◆ Your goal ◆
Retype the whole listing, please, keeping every line exact and dropping the pictures.

◆ Material provided ◆
-- start --
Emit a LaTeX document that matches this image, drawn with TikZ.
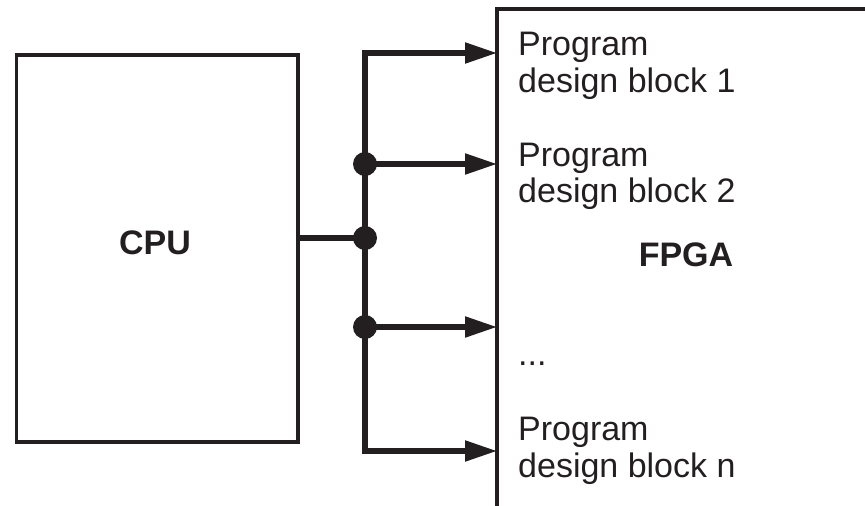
\documentclass[tikz,border=0pt]{standalone}
\usepackage{fontspec}
\setmainfont{Liberation Sans}
\usetikzlibrary{arrows.meta}
\definecolor{ink}{RGB}{35,31,32}
\begin{document}
\begin{tikzpicture}[x=1pt,y=-1pt,
  boxline/.style={draw=ink,line width=3.8pt},
  bus/.style={draw=ink,line width=5.2pt},
  arr/.style={bus,-{Triangle[length=32pt,width=20pt]}},
  dotnode/.style={circle,fill=ink,inner sep=0pt,minimum size=24pt},
  txt/.style={anchor=base west,inner sep=0pt,text=ink,font=\fontsize{34}{37}\selectfont},
  lbl/.style={inner sep=0pt,text=ink,font=\fontsize{34}{37}\selectfont\bfseries}]
\useasboundingbox (0,0) rectangle (865,506);
\clip (0,0) rectangle (865,506);
% CPU box
\node[boxline,rectangle,minimum width=281.5pt,minimum height=386.7pt,inner sep=0pt,anchor=north west] (cpu) at (14.5,53.3) {};
\node[lbl] (cputxt) at (155,242.5) {CPU};
% FPGA box (open to right and bottom)
\coordinate (fbl) at (497,520);
\coordinate (ftl) at (497,9);
\coordinate (ftr) at (890,9);
\draw[boxline,line join=miter] (fbl) -- (ftl) -- (ftr);
\node[lbl] (fpga) at (686,255) {FPGA};
% bus coordinates
\coordinate (p1) at (497,53);
\coordinate (p2) at (497,164);
\coordinate (p3) at (497,327);
\coordinate (pn) at (497,451);
\coordinate (b1) at (365,53);
\coordinate (bn) at (365,451);
\node[dotnode] (d2) at (365,164) {};
\node[dotnode] (dc) at (365,238) {};
\node[dotnode] (d3) at (365,327) {};
% connectors
\draw[bus] (cpu.east |- dc) -- (dc.center);
\draw[arr,line join=miter] (bn) -- (b1) -- (p1);
\draw[arr] (d2.center) -- (p2);
\draw[arr] (d3.center) -- (p3);
\draw[arr,line join=miter] (dc.center) -- (bn) -- (pn);
% texts
\node[txt] (t1a) at (518,55) {Program};
\node[txt] (t1b) at (518,92) {design block 1};
\node[txt] (t2a) at (518,166) {Program};
\node[txt] (t2b) at (518,202) {design block 2};
\node[txt] (dots) at (518,365) {...};
\node[txt] (tna) at (518,440) {Program};
\node[txt] (tnb) at (518,477) {design block n};
\end{tikzpicture}
\end{document}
-- end --
◆ Reply to the task ◆
Emit a LaTeX document that matches this image, drawn with TikZ.
\documentclass[tikz,border=0pt]{standalone}
\usepackage{fontspec}
\setmainfont{Liberation Sans}
\usetikzlibrary{arrows.meta}
\definecolor{ink}{RGB}{35,31,32}
\begin{document}
\begin{tikzpicture}[x=1pt,y=-1pt,
  boxline/.style={draw=ink,line width=3.8pt},
  bus/.style={draw=ink,line width=5.2pt},
  arr/.style={bus,-{Triangle[length=32pt,width=20pt]}},
  dotnode/.style={circle,fill=ink,inner sep=0pt,minimum size=24pt},
  txt/.style={anchor=base west,inner sep=0pt,text=ink,font=\fontsize{34}{37}\selectfont},
  lbl/.style={inner sep=0pt,text=ink,font=\fontsize{34}{37}\selectfont\bfseries}]
\useasboundingbox (0,0) rectangle (865,506);
\clip (0,0) rectangle (865,506);
% CPU box
\node[boxline,rectangle,minimum width=281.5pt,minimum height=386.7pt,inner sep=0pt,anchor=north west] (cpu) at (14.5,53.3) {};
\node[lbl] (cputxt) at (155,242.5) {CPU};
% FPGA box (open to right and bottom)
\coordinate (fbl) at (497,520);
\coordinate (ftl) at (497,9);
\coordinate (ftr) at (890,9);
\draw[boxline,line join=miter] (fbl) -- (ftl) -- (ftr);
\node[lbl] (fpga) at (686,255) {FPGA};
% bus coordinates
\coordinate (p1) at (497,53);
\coordinate (p2) at (497,164);
\coordinate (p3) at (497,327);
\coordinate (pn) at (497,451);
\coordinate (b1) at (365,53);
\coordinate (bn) at (365,451);
\node[dotnode] (d2) at (365,164) {};
\node[dotnode] (dc) at (365,238) {};
\node[dotnode] (d3) at (365,327) {};
% connectors
\draw[bus] (cpu.east |- dc) -- (dc.center);
\draw[arr,line join=miter] (bn) -- (b1) -- (p1);
\draw[arr] (d2.center) -- (p2);
\draw[arr] (d3.center) -- (p3);
\draw[arr,line join=miter] (dc.center) -- (bn) -- (pn);
% texts
\node[txt] (t1a) at (518,55) {Program};
\node[txt] (t1b) at (518,92) {design block 1};
\node[txt] (t2a) at (518,166) {Program};
\node[txt] (t2b) at (518,202) {design block 2};
\node[txt] (dots) at (518,365) {...};
\node[txt] (tna) at (518,440) {Program};
\node[txt] (tnb) at (518,477) {design block n};
\end{tikzpicture}
\end{document}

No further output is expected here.